▶ _Data lines_:
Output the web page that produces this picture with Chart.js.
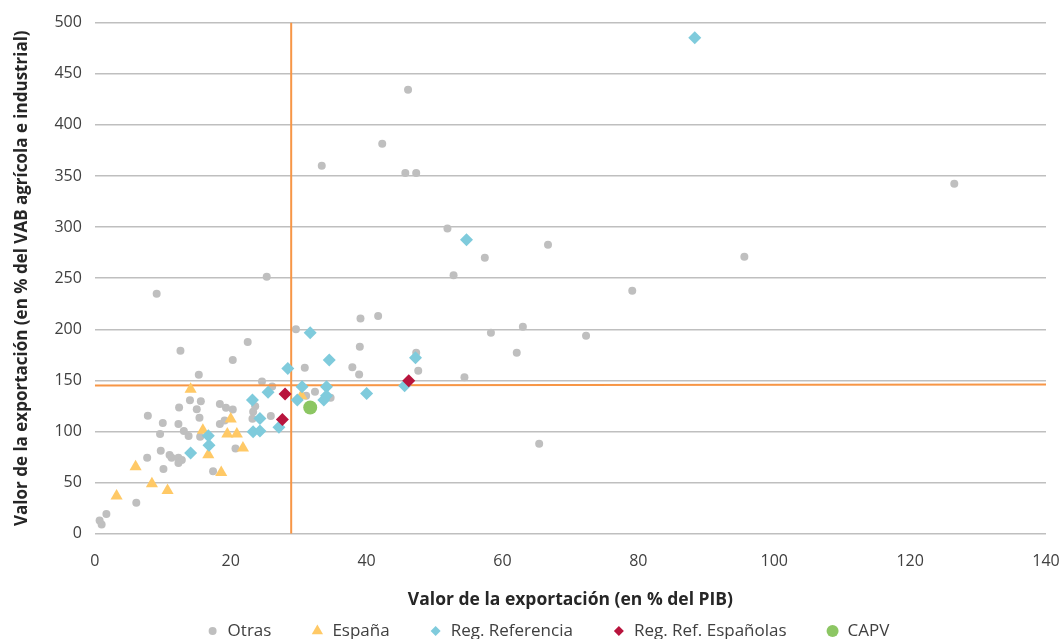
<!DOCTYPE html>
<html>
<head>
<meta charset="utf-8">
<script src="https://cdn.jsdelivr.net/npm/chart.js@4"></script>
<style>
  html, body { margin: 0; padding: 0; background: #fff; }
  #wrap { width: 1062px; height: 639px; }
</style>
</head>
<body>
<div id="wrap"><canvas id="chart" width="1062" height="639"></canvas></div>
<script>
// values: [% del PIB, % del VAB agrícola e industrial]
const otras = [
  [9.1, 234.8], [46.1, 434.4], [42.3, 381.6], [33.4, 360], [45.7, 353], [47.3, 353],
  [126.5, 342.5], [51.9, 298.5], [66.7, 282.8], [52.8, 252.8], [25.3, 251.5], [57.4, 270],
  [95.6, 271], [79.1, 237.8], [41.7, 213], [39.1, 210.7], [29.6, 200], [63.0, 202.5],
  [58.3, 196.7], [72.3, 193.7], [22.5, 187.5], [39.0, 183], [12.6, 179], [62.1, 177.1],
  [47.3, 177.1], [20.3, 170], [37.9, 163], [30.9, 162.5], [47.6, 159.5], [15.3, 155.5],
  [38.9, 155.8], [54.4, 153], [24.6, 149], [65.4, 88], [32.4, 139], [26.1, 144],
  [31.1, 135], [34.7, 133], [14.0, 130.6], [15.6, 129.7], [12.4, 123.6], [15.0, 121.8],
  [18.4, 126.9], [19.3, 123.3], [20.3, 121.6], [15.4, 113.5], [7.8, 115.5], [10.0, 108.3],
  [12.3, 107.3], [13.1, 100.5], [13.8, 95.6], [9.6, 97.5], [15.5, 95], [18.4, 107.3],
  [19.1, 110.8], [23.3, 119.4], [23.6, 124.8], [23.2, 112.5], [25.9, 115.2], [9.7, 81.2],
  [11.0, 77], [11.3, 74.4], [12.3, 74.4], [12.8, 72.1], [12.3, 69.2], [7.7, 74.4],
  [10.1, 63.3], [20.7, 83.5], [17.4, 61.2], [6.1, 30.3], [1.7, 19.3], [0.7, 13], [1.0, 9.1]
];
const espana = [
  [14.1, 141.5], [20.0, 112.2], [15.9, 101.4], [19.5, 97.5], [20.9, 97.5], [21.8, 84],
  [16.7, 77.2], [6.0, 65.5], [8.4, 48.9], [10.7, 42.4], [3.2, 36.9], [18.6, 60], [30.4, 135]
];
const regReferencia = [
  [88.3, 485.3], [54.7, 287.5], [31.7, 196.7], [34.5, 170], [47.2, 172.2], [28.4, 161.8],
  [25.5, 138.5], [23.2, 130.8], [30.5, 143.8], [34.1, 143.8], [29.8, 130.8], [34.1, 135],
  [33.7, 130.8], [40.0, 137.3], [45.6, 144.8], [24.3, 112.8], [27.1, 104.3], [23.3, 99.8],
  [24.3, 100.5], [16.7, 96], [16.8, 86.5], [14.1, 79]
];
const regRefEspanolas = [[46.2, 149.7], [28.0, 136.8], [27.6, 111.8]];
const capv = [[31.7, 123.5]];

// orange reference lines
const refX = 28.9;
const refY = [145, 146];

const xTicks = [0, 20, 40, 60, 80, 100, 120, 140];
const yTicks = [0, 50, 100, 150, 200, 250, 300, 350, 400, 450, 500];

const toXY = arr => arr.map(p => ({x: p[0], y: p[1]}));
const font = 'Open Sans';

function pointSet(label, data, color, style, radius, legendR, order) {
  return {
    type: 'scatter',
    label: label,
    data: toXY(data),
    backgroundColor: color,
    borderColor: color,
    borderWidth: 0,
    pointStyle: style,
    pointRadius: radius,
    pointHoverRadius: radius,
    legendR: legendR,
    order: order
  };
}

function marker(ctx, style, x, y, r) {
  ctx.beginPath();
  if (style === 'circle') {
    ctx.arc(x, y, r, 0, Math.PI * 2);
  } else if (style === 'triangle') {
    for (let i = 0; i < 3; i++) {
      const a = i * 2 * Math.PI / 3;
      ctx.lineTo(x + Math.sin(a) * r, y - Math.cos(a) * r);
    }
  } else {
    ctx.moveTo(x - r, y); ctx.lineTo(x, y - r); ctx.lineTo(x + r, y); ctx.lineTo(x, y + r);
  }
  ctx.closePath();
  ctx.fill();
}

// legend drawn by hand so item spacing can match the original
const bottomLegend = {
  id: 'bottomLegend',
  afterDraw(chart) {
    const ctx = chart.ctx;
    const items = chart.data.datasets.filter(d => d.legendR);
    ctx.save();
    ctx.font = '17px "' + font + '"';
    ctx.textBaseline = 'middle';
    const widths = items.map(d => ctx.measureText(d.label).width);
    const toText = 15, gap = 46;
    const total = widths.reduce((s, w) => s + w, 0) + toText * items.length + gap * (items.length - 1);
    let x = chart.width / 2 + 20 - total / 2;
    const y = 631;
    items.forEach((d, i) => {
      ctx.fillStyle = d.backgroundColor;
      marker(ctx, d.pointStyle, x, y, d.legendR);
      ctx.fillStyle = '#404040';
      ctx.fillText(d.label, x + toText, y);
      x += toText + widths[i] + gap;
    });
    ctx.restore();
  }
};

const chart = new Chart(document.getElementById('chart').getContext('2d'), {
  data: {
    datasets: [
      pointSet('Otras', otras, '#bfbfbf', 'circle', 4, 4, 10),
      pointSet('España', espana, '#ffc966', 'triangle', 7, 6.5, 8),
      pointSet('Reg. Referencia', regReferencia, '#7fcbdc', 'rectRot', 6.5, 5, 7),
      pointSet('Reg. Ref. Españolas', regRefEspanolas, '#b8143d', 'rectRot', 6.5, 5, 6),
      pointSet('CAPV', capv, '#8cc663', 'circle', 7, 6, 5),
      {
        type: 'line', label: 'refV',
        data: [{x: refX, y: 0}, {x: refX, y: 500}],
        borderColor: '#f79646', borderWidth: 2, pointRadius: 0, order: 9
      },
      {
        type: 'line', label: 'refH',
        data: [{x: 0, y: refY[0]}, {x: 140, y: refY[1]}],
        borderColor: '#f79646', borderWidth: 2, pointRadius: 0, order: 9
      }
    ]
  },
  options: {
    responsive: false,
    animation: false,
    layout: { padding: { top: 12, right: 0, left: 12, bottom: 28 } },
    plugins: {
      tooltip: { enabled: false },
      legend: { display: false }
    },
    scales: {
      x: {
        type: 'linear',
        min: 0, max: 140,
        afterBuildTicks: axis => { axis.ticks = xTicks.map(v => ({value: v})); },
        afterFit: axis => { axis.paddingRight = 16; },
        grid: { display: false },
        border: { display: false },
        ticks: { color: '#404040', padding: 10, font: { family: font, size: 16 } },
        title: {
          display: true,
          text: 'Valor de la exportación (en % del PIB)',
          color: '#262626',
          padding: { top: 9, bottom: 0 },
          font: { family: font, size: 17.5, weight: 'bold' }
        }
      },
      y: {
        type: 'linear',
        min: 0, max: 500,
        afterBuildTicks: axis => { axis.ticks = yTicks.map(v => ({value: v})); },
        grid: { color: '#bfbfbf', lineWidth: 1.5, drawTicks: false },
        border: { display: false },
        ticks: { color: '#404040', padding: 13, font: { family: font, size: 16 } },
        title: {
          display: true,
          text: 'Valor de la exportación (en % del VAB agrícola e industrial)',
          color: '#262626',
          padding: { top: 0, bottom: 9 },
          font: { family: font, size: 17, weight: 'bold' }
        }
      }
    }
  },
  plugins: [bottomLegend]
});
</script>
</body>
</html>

▶ _What the task requires_: All of the data above should be transcribed verbatim, with pictures omitted.

▶ _Task answer_:
Output the web page that produces this picture with Chart.js.
<!DOCTYPE html>
<html>
<head>
<meta charset="utf-8">
<script src="https://cdn.jsdelivr.net/npm/chart.js@4"></script>
<style>
  html, body { margin: 0; padding: 0; background: #fff; }
  #wrap { width: 1062px; height: 639px; }
</style>
</head>
<body>
<div id="wrap"><canvas id="chart" width="1062" height="639"></canvas></div>
<script>
// values: [% del PIB, % del VAB agrícola e industrial]
const otras = [
  [9.1, 234.8], [46.1, 434.4], [42.3, 381.6], [33.4, 360], [45.7, 353], [47.3, 353],
  [126.5, 342.5], [51.9, 298.5], [66.7, 282.8], [52.8, 252.8], [25.3, 251.5], [57.4, 270],
  [95.6, 271], [79.1, 237.8], [41.7, 213], [39.1, 210.7], [29.6, 200], [63.0, 202.5],
  [58.3, 196.7], [72.3, 193.7], [22.5, 187.5], [39.0, 183], [12.6, 179], [62.1, 177.1],
  [47.3, 177.1], [20.3, 170], [37.9, 163], [30.9, 162.5], [47.6, 159.5], [15.3, 155.5],
  [38.9, 155.8], [54.4, 153], [24.6, 149], [65.4, 88], [32.4, 139], [26.1, 144],
  [31.1, 135], [34.7, 133], [14.0, 130.6], [15.6, 129.7], [12.4, 123.6], [15.0, 121.8],
  [18.4, 126.9], [19.3, 123.3], [20.3, 121.6], [15.4, 113.5], [7.8, 115.5], [10.0, 108.3],
  [12.3, 107.3], [13.1, 100.5], [13.8, 95.6], [9.6, 97.5], [15.5, 95], [18.4, 107.3],
  [19.1, 110.8], [23.3, 119.4], [23.6, 124.8], [23.2, 112.5], [25.9, 115.2], [9.7, 81.2],
  [11.0, 77], [11.3, 74.4], [12.3, 74.4], [12.8, 72.1], [12.3, 69.2], [7.7, 74.4],
  [10.1, 63.3], [20.7, 83.5], [17.4, 61.2], [6.1, 30.3], [1.7, 19.3], [0.7, 13], [1.0, 9.1]
];
const espana = [
  [14.1, 141.5], [20.0, 112.2], [15.9, 101.4], [19.5, 97.5], [20.9, 97.5], [21.8, 84],
  [16.7, 77.2], [6.0, 65.5], [8.4, 48.9], [10.7, 42.4], [3.2, 36.9], [18.6, 60], [30.4, 135]
];
const regReferencia = [
  [88.3, 485.3], [54.7, 287.5], [31.7, 196.7], [34.5, 170], [47.2, 172.2], [28.4, 161.8],
  [25.5, 138.5], [23.2, 130.8], [30.5, 143.8], [34.1, 143.8], [29.8, 130.8], [34.1, 135],
  [33.7, 130.8], [40.0, 137.3], [45.6, 144.8], [24.3, 112.8], [27.1, 104.3], [23.3, 99.8],
  [24.3, 100.5], [16.7, 96], [16.8, 86.5], [14.1, 79]
];
const regRefEspanolas = [[46.2, 149.7], [28.0, 136.8], [27.6, 111.8]];
const capv = [[31.7, 123.5]];

// orange reference lines
const refX = 28.9;
const refY = [145, 146];

const xTicks = [0, 20, 40, 60, 80, 100, 120, 140];
const yTicks = [0, 50, 100, 150, 200, 250, 300, 350, 400, 450, 500];

const toXY = arr => arr.map(p => ({x: p[0], y: p[1]}));
const font = 'Open Sans';

function pointSet(label, data, color, style, radius, legendR, order) {
  return {
    type: 'scatter',
    label: label,
    data: toXY(data),
    backgroundColor: color,
    borderColor: color,
    borderWidth: 0,
    pointStyle: style,
    pointRadius: radius,
    pointHoverRadius: radius,
    legendR: legendR,
    order: order
  };
}

function marker(ctx, style, x, y, r) {
  ctx.beginPath();
  if (style === 'circle') {
    ctx.arc(x, y, r, 0, Math.PI * 2);
  } else if (style === 'triangle') {
    for (let i = 0; i < 3; i++) {
      const a = i * 2 * Math.PI / 3;
      ctx.lineTo(x + Math.sin(a) * r, y - Math.cos(a) * r);
    }
  } else {
    ctx.moveTo(x - r, y); ctx.lineTo(x, y - r); ctx.lineTo(x + r, y); ctx.lineTo(x, y + r);
  }
  ctx.closePath();
  ctx.fill();
}

// legend drawn by hand so item spacing can match the original
const bottomLegend = {
  id: 'bottomLegend',
  afterDraw(chart) {
    const ctx = chart.ctx;
    const items = chart.data.datasets.filter(d => d.legendR);
    ctx.save();
    ctx.font = '17px "' + font + '"';
    ctx.textBaseline = 'middle';
    const widths = items.map(d => ctx.measureText(d.label).width);
    const toText = 15, gap = 46;
    const total = widths.reduce((s, w) => s + w, 0) + toText * items.length + gap * (items.length - 1);
    let x = chart.width / 2 + 20 - total / 2;
    const y = 631;
    items.forEach((d, i) => {
      ctx.fillStyle = d.backgroundColor;
      marker(ctx, d.pointStyle, x, y, d.legendR);
      ctx.fillStyle = '#404040';
      ctx.fillText(d.label, x + toText, y);
      x += toText + widths[i] + gap;
    });
    ctx.restore();
  }
};

const chart = new Chart(document.getElementById('chart').getContext('2d'), {
  data: {
    datasets: [
      pointSet('Otras', otras, '#bfbfbf', 'circle', 4, 4, 10),
      pointSet('España', espana, '#ffc966', 'triangle', 7, 6.5, 8),
      pointSet('Reg. Referencia', regReferencia, '#7fcbdc', 'rectRot', 6.5, 5, 7),
      pointSet('Reg. Ref. Españolas', regRefEspanolas, '#b8143d', 'rectRot', 6.5, 5, 6),
      pointSet('CAPV', capv, '#8cc663', 'circle', 7, 6, 5),
      {
        type: 'line', label: 'refV',
        data: [{x: refX, y: 0}, {x: refX, y: 500}],
        borderColor: '#f79646', borderWidth: 2, pointRadius: 0, order: 9
      },
      {
        type: 'line', label: 'refH',
        data: [{x: 0, y: refY[0]}, {x: 140, y: refY[1]}],
        borderColor: '#f79646', borderWidth: 2, pointRadius: 0, order: 9
      }
    ]
  },
  options: {
    responsive: false,
    animation: false,
    layout: { padding: { top: 12, right: 0, left: 12, bottom: 28 } },
    plugins: {
      tooltip: { enabled: false },
      legend: { display: false }
    },
    scales: {
      x: {
        type: 'linear',
        min: 0, max: 140,
        afterBuildTicks: axis => { axis.ticks = xTicks.map(v => ({value: v})); },
        afterFit: axis => { axis.paddingRight = 16; },
        grid: { display: false },
        border: { display: false },
        ticks: { color: '#404040', padding: 10, font: { family: font, size: 16 } },
        title: {
          display: true,
          text: 'Valor de la exportación (en % del PIB)',
          color: '#262626',
          padding: { top: 9, bottom: 0 },
          font: { family: font, size: 17.5, weight: 'bold' }
        }
      },
      y: {
        type: 'linear',
        min: 0, max: 500,
        afterBuildTicks: axis => { axis.ticks = yTicks.map(v => ({value: v})); },
        grid: { color: '#bfbfbf', lineWidth: 1.5, drawTicks: false },
        border: { display: false },
        ticks: { color: '#404040', padding: 13, font: { family: font, size: 16 } },
        title: {
          display: true,
          text: 'Valor de la exportación (en % del VAB agrícola e industrial)',
          color: '#262626',
          padding: { top: 0, bottom: 9 },
          font: { family: font, size: 17, weight: 'bold' }
        }
      }
    }
  },
  plugins: [bottomLegend]
});
</script>
</body>
</html>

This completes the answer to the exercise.